Despite the species’ conservation status, we don’t know a whole lot about the dogs’ habitats and ecology in many parts of their range. And that hampers any efforts to increase their numbers or stem the decline.
In Nepal, dholes are known to inhabit Chitwan National Park and Kanchenjunga Conservation Area, but their presence in the rest of the country has been unknown, or at least unrecorded. But in the 1990s, there were reports that the dogs lived in the Dhorpatan Hunting Reserve, a protected area in the western part of Nepal that the government set aside for hunting. Now a team of researchers has confirmed the presence of dholes in the reserve and found plenty of opportunity for conflict with locals and other wildlife.
Achyut Aryal of Massey University in Palmerston North, New Zealand, and colleagues conducted a survey of the hunting reserve in 2012, searching for dholes and evidence of the animals, such as scat and animals they had killed.

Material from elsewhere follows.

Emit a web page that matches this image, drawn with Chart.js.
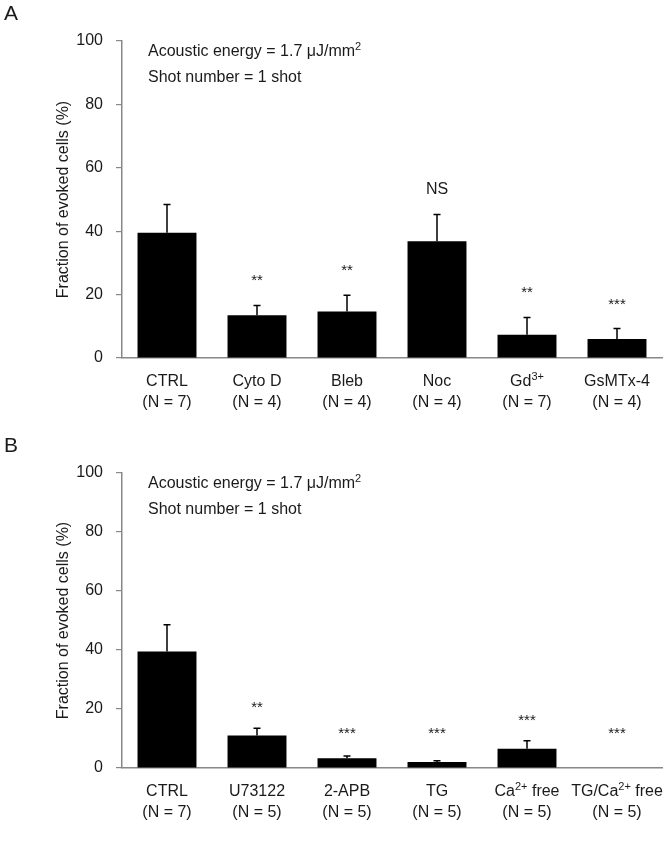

They also spoke with 89 locals, asking about their attitudes toward the dogs and any times in which the dholes had killed livestock. Though many people would look at this area of Nepal and consider it remote and uninhabited, small villages sit near the reserve, and herders move their livestock within it.
The team found a handful of dholes: a three-dog pack, a seven-dog pack and a single dog on its own. Based on sightings and other evidence of the dogs’ presence, it appears the dholes roam most habitats but avoid barren lands, juniper and fir forests, and places where humans practice hunting or forestry. And dholes’ diets are varied and include serow (a goat-antelope), musk deer, blue sheep and livestock, the researchers report in the February Journal of Mammalogy.
Though it appears that the dholes are only opportunistically hunting livestock — rather than deliberately traveling to their shelters to feast on penned animals — the local people are not happy with the predators. They reported losing dozens of cows and goats yearly, and they did not hesitate to use poison to get rid of the troublesome dogs.
That may eliminate the immediate problem, but the researchers note that such a strategy is likely to cause other issues. Poisoning not only reduces numbers of an endangered dog but also indiscriminately eliminates other species, such as leopards, and allows an increase in wild boars, thereby upsetting the local ecology.
The blue sheep represent another problem. Blue sheep — which are more gray than blue — are one of the big draws for the hunting reserve. If quotas for hunting don’t take into consideration the fact that blue sheep are being killed by dholes as well as humans, management authorities could be setting up the sheep for a quick decline.
“Such conflicts present a major challenge for conserving dhole populations,” the researchers note, “and it is important that these issues are resolved because once a population becomes locally extinct, it is hard to re-establish.” They hope that with the knowledge from their survey can help in the development of a conservation action plan for the dholes and successfully manage their co-existence with the local population.